→ Work required:
Print them exactly: the lines from the beginning of the entries below through the line that contains "import seaborn as sns", and only those, with the pictures left out.

--------

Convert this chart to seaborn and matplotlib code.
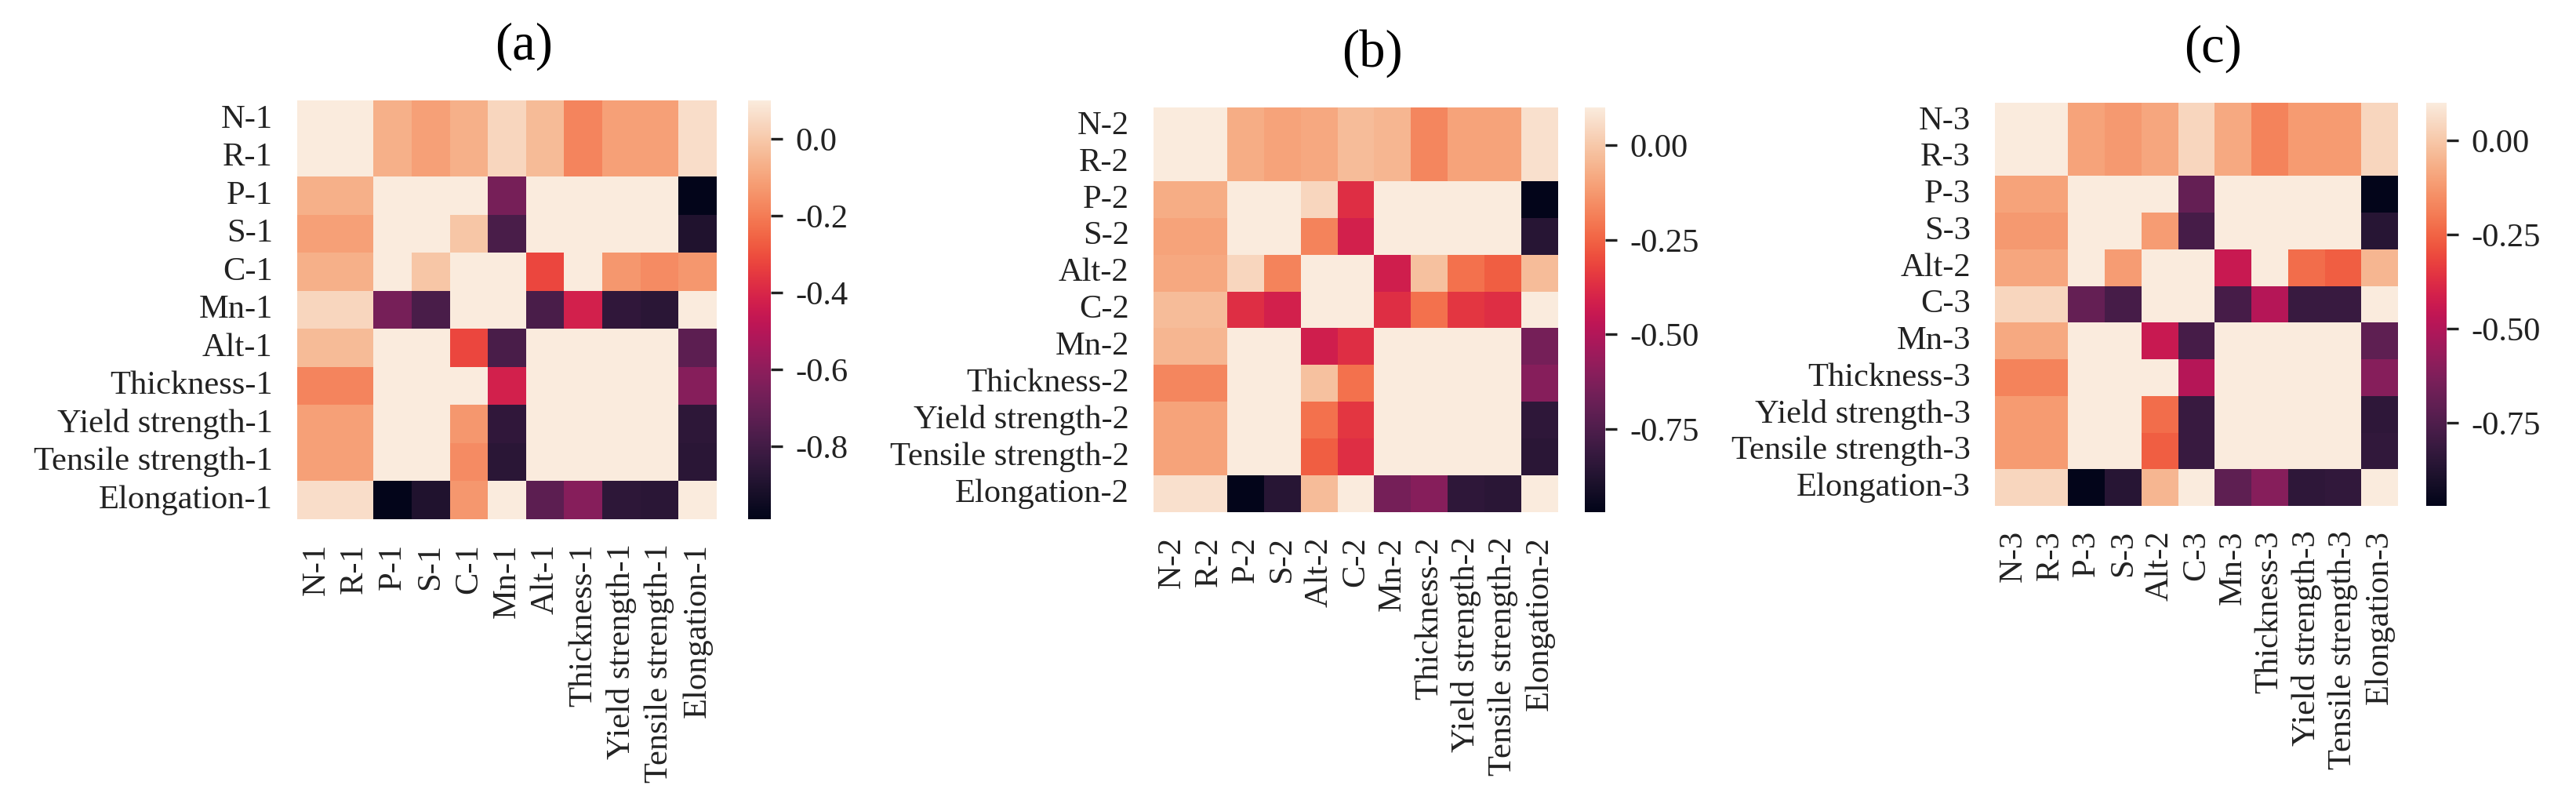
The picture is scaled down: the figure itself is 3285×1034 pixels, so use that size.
import numpy as np
import pandas as pd
import matplotlib
matplotlib.use("Agg")
import matplotlib.pyplot as plt
import seaborn as sns

labels_a = ["N-1", "R-1", "P-1", "S-1", "C-1", "Mn-1", "Alt-1", "Thickness-1",
            "Yield strength-1", "Tensile strength-1", "Elongation-1"]
labels_b = ["N-2", "R-2", "P-2", "S-2", "Alt-2", "C-2", "Mn-2", "Thickness-2",
            "Yield strength-2", "Tensile strength-2", "Elongation-2"]
labels_c = ["N-3", "R-3", "P-3", "S-3", "Alt-2", "C-3", "Mn-3", "Thickness-3",
            "Yield strength-3", "Tensile strength-3", "Elongation-3"]

# values (matrices are symmetric)
values_a = [
    [0.10, 0.10, -0.07, -0.11, -0.07, 0.04, -0.04, -0.18, -0.11, -0.11, 0.06],
    [0.10, 0.10, -0.07, -0.11, -0.07, 0.04, -0.04, -0.18, -0.11, -0.11, 0.06],
    [-0.07, -0.07, 0.10, 0.10, 0.10, -0.66, 0.10, 0.10, 0.10, 0.10, -0.99],
    [-0.11, -0.11, 0.10, 0.10, -0.01, -0.78, 0.10, 0.10, 0.10, 0.10, -0.90],
    [-0.07, -0.07, 0.10, -0.01, 0.10, 0.10, -0.32, 0.10, -0.13, -0.16, -0.13],
    [0.04, 0.04, -0.66, -0.78, 0.10, 0.10, -0.78, -0.42, -0.85, -0.87, 0.10],
    [-0.04, -0.04, 0.10, 0.10, -0.32, -0.78, 0.10, 0.10, 0.10, 0.10, -0.73],
    [-0.18, -0.18, 0.10, 0.10, 0.10, -0.42, 0.10, 0.10, 0.10, 0.10, -0.62],
    [-0.11, -0.11, 0.10, 0.10, -0.13, -0.85, 0.10, 0.10, 0.10, 0.10, -0.86],
    [-0.11, -0.11, 0.10, 0.10, -0.16, -0.87, 0.10, 0.10, 0.10, 0.10, -0.87],
    [0.06, 0.06, -0.99, -0.90, -0.13, 0.10, -0.73, -0.62, -0.86, -0.87, 0.10],
]
values_b = [
    [0.10, 0.10, -0.075, -0.10, -0.085, -0.03, -0.05, -0.17, -0.10, -0.10, 0.07],
    [0.10, 0.10, -0.075, -0.10, -0.085, -0.03, -0.05, -0.17, -0.10, -0.10, 0.07],
    [-0.075, -0.075, 0.10, 0.10, 0.04, -0.37, 0.10, 0.10, 0.10, 0.10, -0.97],
    [-0.10, -0.10, 0.10, 0.10, -0.18, -0.41, 0.10, 0.10, 0.10, 0.10, -0.86],
    [-0.085, -0.085, 0.04, -0.18, 0.10, 0.10, -0.42, -0.02, -0.22, -0.26, -0.03],
    [-0.03, -0.03, -0.37, -0.41, 0.10, 0.10, -0.37, -0.22, -0.35, -0.37, 0.10],
    [-0.05, -0.05, 0.10, 0.10, -0.42, -0.37, 0.10, 0.10, 0.10, 0.10, -0.65],
    [-0.17, -0.17, 0.10, 0.10, -0.02, -0.22, 0.10, 0.10, 0.10, 0.10, -0.61],
    [-0.10, -0.10, 0.10, 0.10, -0.22, -0.35, 0.10, 0.10, 0.10, 0.10, -0.84],
    [-0.10, -0.10, 0.10, 0.10, -0.26, -0.37, 0.10, 0.10, 0.10, 0.10, -0.85],
    [0.07, 0.07, -0.97, -0.86, -0.03, 0.10, -0.65, -0.61, -0.84, -0.85, 0.10],
]
values_c = [
    [0.10, 0.10, -0.10, -0.125, -0.09, 0.04, -0.08, -0.18, -0.12, -0.12, 0.04],
    [0.10, 0.10, -0.10, -0.125, -0.09, 0.04, -0.08, -0.18, -0.12, -0.12, 0.04],
    [-0.10, -0.10, 0.10, 0.10, 0.10, -0.69, 0.10, 0.10, 0.10, 0.10, -0.97],
    [-0.125, -0.125, 0.10, 0.10, -0.115, -0.77, 0.10, 0.10, 0.10, 0.10, -0.86],
    [-0.09, -0.09, 0.10, -0.115, 0.10, 0.10, -0.44, 0.10, -0.23, -0.26, -0.05],
    [0.04, 0.04, -0.69, -0.77, 0.10, 0.10, -0.77, -0.49, -0.81, -0.81, 0.10],
    [-0.08, -0.08, 0.10, 0.10, -0.44, -0.77, 0.10, 0.10, 0.10, 0.10, -0.71],
    [-0.18, -0.18, 0.10, 0.10, 0.10, -0.49, 0.10, 0.10, 0.10, 0.10, -0.61],
    [-0.12, -0.12, 0.10, 0.10, -0.23, -0.81, 0.10, 0.10, 0.10, 0.10, -0.84],
    [-0.12, -0.12, 0.10, 0.10, -0.26, -0.81, 0.10, 0.10, 0.10, 0.10, -0.83],
    [0.04, 0.04, -0.97, -0.86, -0.05, 0.10, -0.71, -0.61, -0.84, -0.83, 0.10],
]
cbar_ticks_a = [0.0, -0.2, -0.4, -0.6, -0.8]
cbar_ticks_b = [0.0, -0.25, -0.5, -0.75]
cbar_ticks_c = [0.0, -0.25, -0.5, -0.75]
titles = ["(a)", "(b)", "(c)"]

sns.set_theme(style="white")
plt.rcParams["font.family"] = ["Liberation Serif", "DejaVu Serif"]
plt.rcParams.update({
    "axes.unicode_minus": False,
    "xtick.major.size": 3.5, "ytick.major.size": 3.5,
    "xtick.major.pad": 4, "ytick.major.pad": 4,
    "xtick.labelsize": 10.2, "ytick.labelsize": 10.2,
    "text.color": "#222222", "xtick.color": "#222222", "ytick.color": "#222222",
})

W, H = 3285, 1034
fig = plt.figure(figsize=(W / 300, H / 300), dpi=300)

# pixel boxes of heatmap and colorbar: (left, top, right, bottom)
boxes = [
    ((379, 128, 914, 662), (954, 983)),
    ((1471, 137, 1987, 653), (2021, 2047)),
    ((2544, 131, 3058, 645), (3094, 3120)),
]

def to_rect(l, t, r, b):
    return [l / W, 1 - b / H, (r - l) / W, (b - t) / H]

panels = zip(boxes, [labels_a, labels_b, labels_c], [values_a, values_b, values_c],
             [cbar_ticks_a, cbar_ticks_b, cbar_ticks_c], titles)
for (hm, cb), labels, values, cticks, title in panels:
    ax = fig.add_axes(to_rect(*hm))
    cax = fig.add_axes(to_rect(cb[0], hm[1], cb[1], hm[3]))
    df = pd.DataFrame(values, index=labels, columns=labels)
    sns.heatmap(df, ax=ax, cbar_ax=cax, xticklabels=labels, yticklabels=labels,
                cbar_kws={"ticks": cticks})
    ax.set_xticklabels(labels, rotation=90)
    ax.set_yticklabels(labels, rotation=0)
    ax.tick_params(left=False, bottom=False)
    cax.tick_params(labelsize=10.2, length=3.5, width=0.8)
    ax.set_title(title, fontsize=16, x=0.54, y=1.0, pad=12.5, color="black")

fig.savefig("out.png", dpi=300)
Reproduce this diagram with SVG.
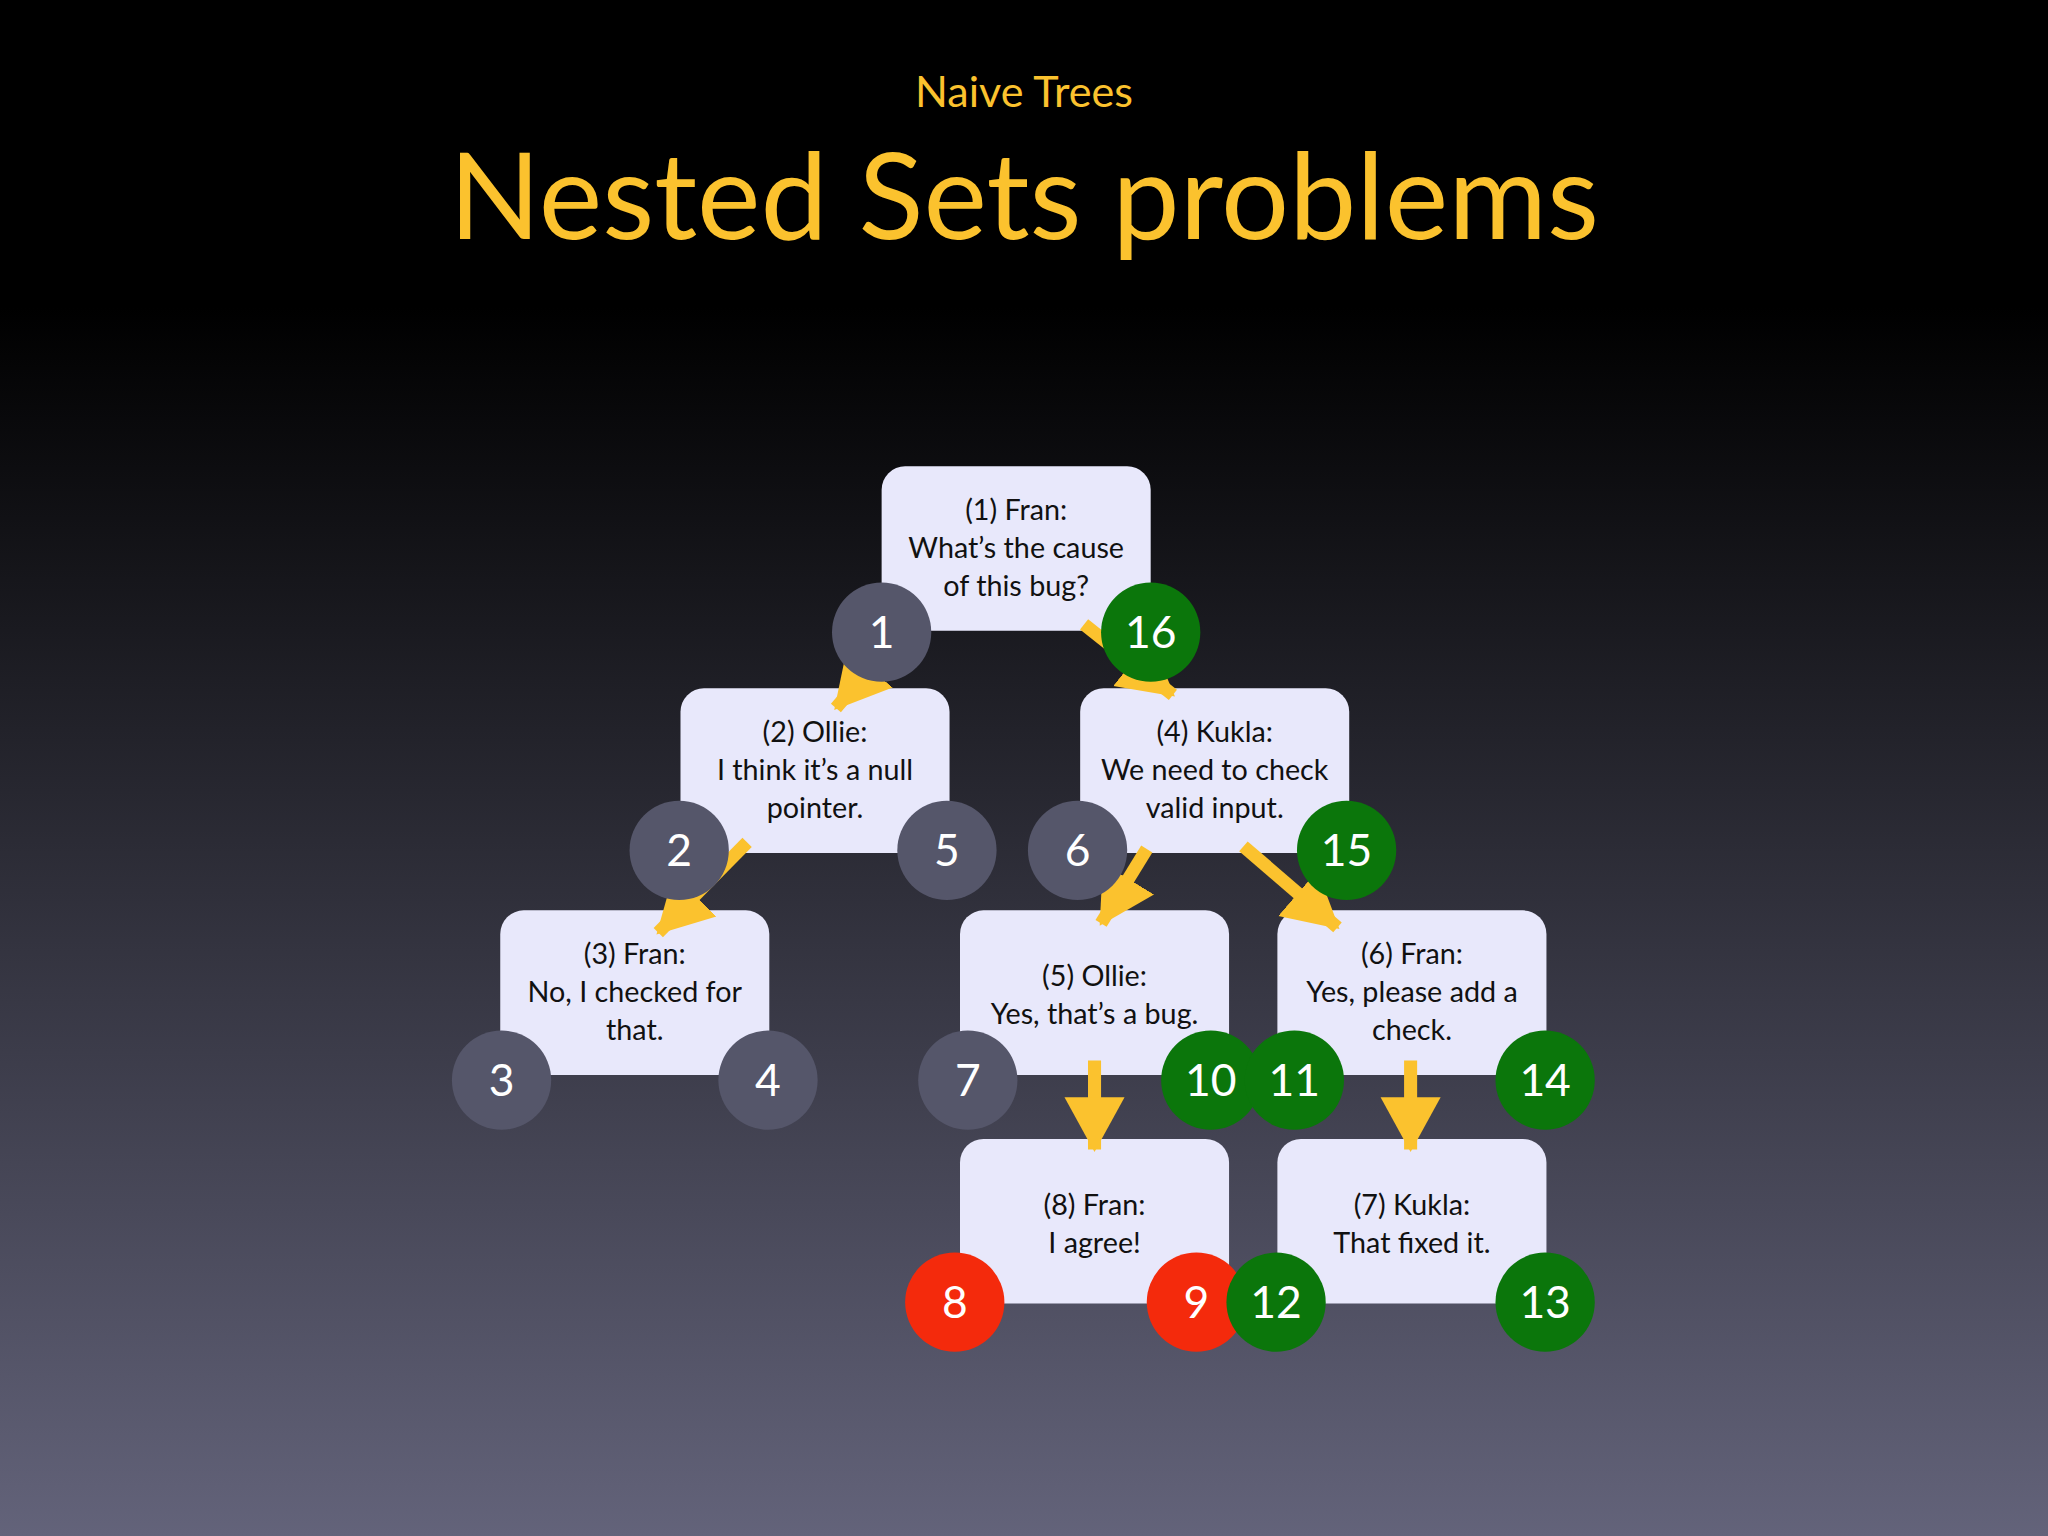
<svg xmlns="http://www.w3.org/2000/svg" width="2048" height="1536" viewBox="0 0 2048 1536">
<defs>
<linearGradient id="bg" x1="0" y1="0" x2="0" y2="1">
<stop offset="0" stop-color="#000"/><stop offset="0.2" stop-color="#000"/><stop offset="1" stop-color="#63637a"/>
</linearGradient>
<marker id="ah" markerUnits="userSpaceOnUse" markerWidth="50" markerHeight="50" refX="40" refY="25" orient="auto" viewBox="0 0 50 50">
<path d="M0,2 L42,25 L0,48 z" fill="#fbc22e"/>
</marker>
<style>
.box{fill:#e8e8fb}
.bt{font-family:Lato,"Open Sans",sans-serif;font-size:22px;fill:#111;text-anchor:middle}
.g{fill:#55566a}.gr{fill:#0b760b}.r{fill:#f42a0c}
.n{font-family:Lato,"Open Sans",sans-serif;font-size:34px;fill:#fff;text-anchor:middle}
.a{stroke:#fbc22e;stroke-width:10;marker-end:url(#ah);fill:none}
</style>
</defs>
<rect width="2048" height="1536" fill="url(#bg)"/>
<g transform="scale(1.30612)">
<text x="784" y="82" font-family="Lato,'Open Sans',sans-serif" font-size="33" fill="#fbc22e" text-anchor="middle">Naive Trees</text>
<text x="784" y="183" font-family="Lato,'Open Sans',sans-serif" font-size="92" fill="#fbc22e" text-anchor="middle">Nested Sets problems</text>
<g id="n1"><rect class="box" x="675" y="357" width="206" height="126" rx="18"/><text class="bt" x="778" y="398">(1) Fran:<tspan x="778" dy="29">What’s the cause</tspan><tspan x="778" dy="29">of this bug?</tspan></text></g>
<g id="n2"><rect class="box" x="521" y="527" width="206" height="126" rx="18"/><text class="bt" x="624" y="568">(2) Ollie:<tspan x="624" dy="29">I think it’s a null</tspan><tspan x="624" dy="29">pointer.</tspan></text></g>
<g id="n4"><rect class="box" x="827" y="527" width="206" height="126" rx="18"/><text class="bt" x="930" y="568">(4) Kukla:<tspan x="930" dy="29">We need to check</tspan><tspan x="930" dy="29">valid input.</tspan></text></g>
<g id="n3"><rect class="box" x="383" y="697" width="206" height="126" rx="18"/><text class="bt" x="486" y="738">(3) Fran:<tspan x="486" dy="29">No, I checked for</tspan><tspan x="486" dy="29">that.</tspan></text></g>
<g id="n5"><rect class="box" x="735" y="697" width="206" height="126" rx="18"/><text class="bt" x="838" y="755">(5) Ollie:<tspan x="838" dy="29">Yes, that’s a bug.</tspan></text></g>
<g id="n6"><rect class="box" x="978" y="697" width="206" height="126" rx="18"/><text class="bt" x="1081" y="738">(6) Fran:<tspan x="1081" dy="29">Yes, please add a</tspan><tspan x="1081" dy="29">check.</tspan></text></g>
<g id="n8"><rect class="box" x="735" y="872" width="206" height="126" rx="18"/><text class="bt" x="838" y="930">(8) Fran:<tspan x="838" dy="29">I agree!</tspan></text></g>
<g id="n7"><rect class="box" x="978" y="872" width="206" height="126" rx="18"/><text class="bt" x="1081" y="930">(7) Kukla:<tspan x="1081" dy="29">That fixed it.</tspan></text></g>
<g id="connectors">
<line class="a" x1="680" y1="495" x2="640" y2="542"/>
<line class="a" x1="830" y1="478" x2="898" y2="532"/>
<line class="a" x1="572" y1="645" x2="504" y2="714"/>
<line class="a" x1="878" y1="650" x2="843" y2="707"/>
<line class="a" x1="952" y1="648" x2="1024" y2="710"/>
<line class="a" x1="838" y1="812" x2="838" y2="880"/>
<line class="a" x1="1080" y1="812" x2="1080" y2="880"/>
</g>
<g id="counters">
<circle class="g" cx="675" cy="484" r="38"/><text class="n" x="675" y="496">1</text>
<circle class="gr" cx="881" cy="484" r="38"/><text class="n" x="881" y="496">16</text>
<circle class="g" cx="520" cy="651" r="38"/><text class="n" x="520" y="663">2</text>
<circle class="g" cx="725" cy="651" r="38"/><text class="n" x="725" y="663">5</text>
<circle class="g" cx="825" cy="651" r="38"/><text class="n" x="825" y="663">6</text>
<circle class="gr" cx="1031" cy="651" r="38"/><text class="n" x="1031" y="663">15</text>
<circle class="g" cx="384" cy="827" r="38"/><text class="n" x="384" y="839">3</text>
<circle class="g" cx="588" cy="827" r="38"/><text class="n" x="588" y="839">4</text>
<circle class="g" cx="741" cy="827" r="38"/><text class="n" x="741" y="839">7</text>
<circle class="gr" cx="927" cy="827" r="38"/><text class="n" x="927" y="839">10</text>
<circle class="gr" cx="991" cy="827" r="38"/><text class="n" x="991" y="839">11</text>
<circle class="gr" cx="1183" cy="827" r="38"/><text class="n" x="1183" y="839">14</text>
<circle class="r" cx="731" cy="997" r="38"/><text class="n" x="731" y="1009">8</text>
<circle class="r" cx="916" cy="997" r="38"/><text class="n" x="916" y="1009">9</text>
<circle class="gr" cx="977" cy="997" r="38"/><text class="n" x="977" y="1009">12</text>
<circle class="gr" cx="1183" cy="997" r="38"/><text class="n" x="1183" y="1009">13</text>
</g>
</g>
</svg>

--------

→ Written response:
Convert this chart to seaborn and matplotlib code.
The picture is scaled down: the figure itself is 3285×1034 pixels, so use that size.
import numpy as np
import pandas as pd
import matplotlib
matplotlib.use("Agg")
import matplotlib.pyplot as plt
import seaborn as sns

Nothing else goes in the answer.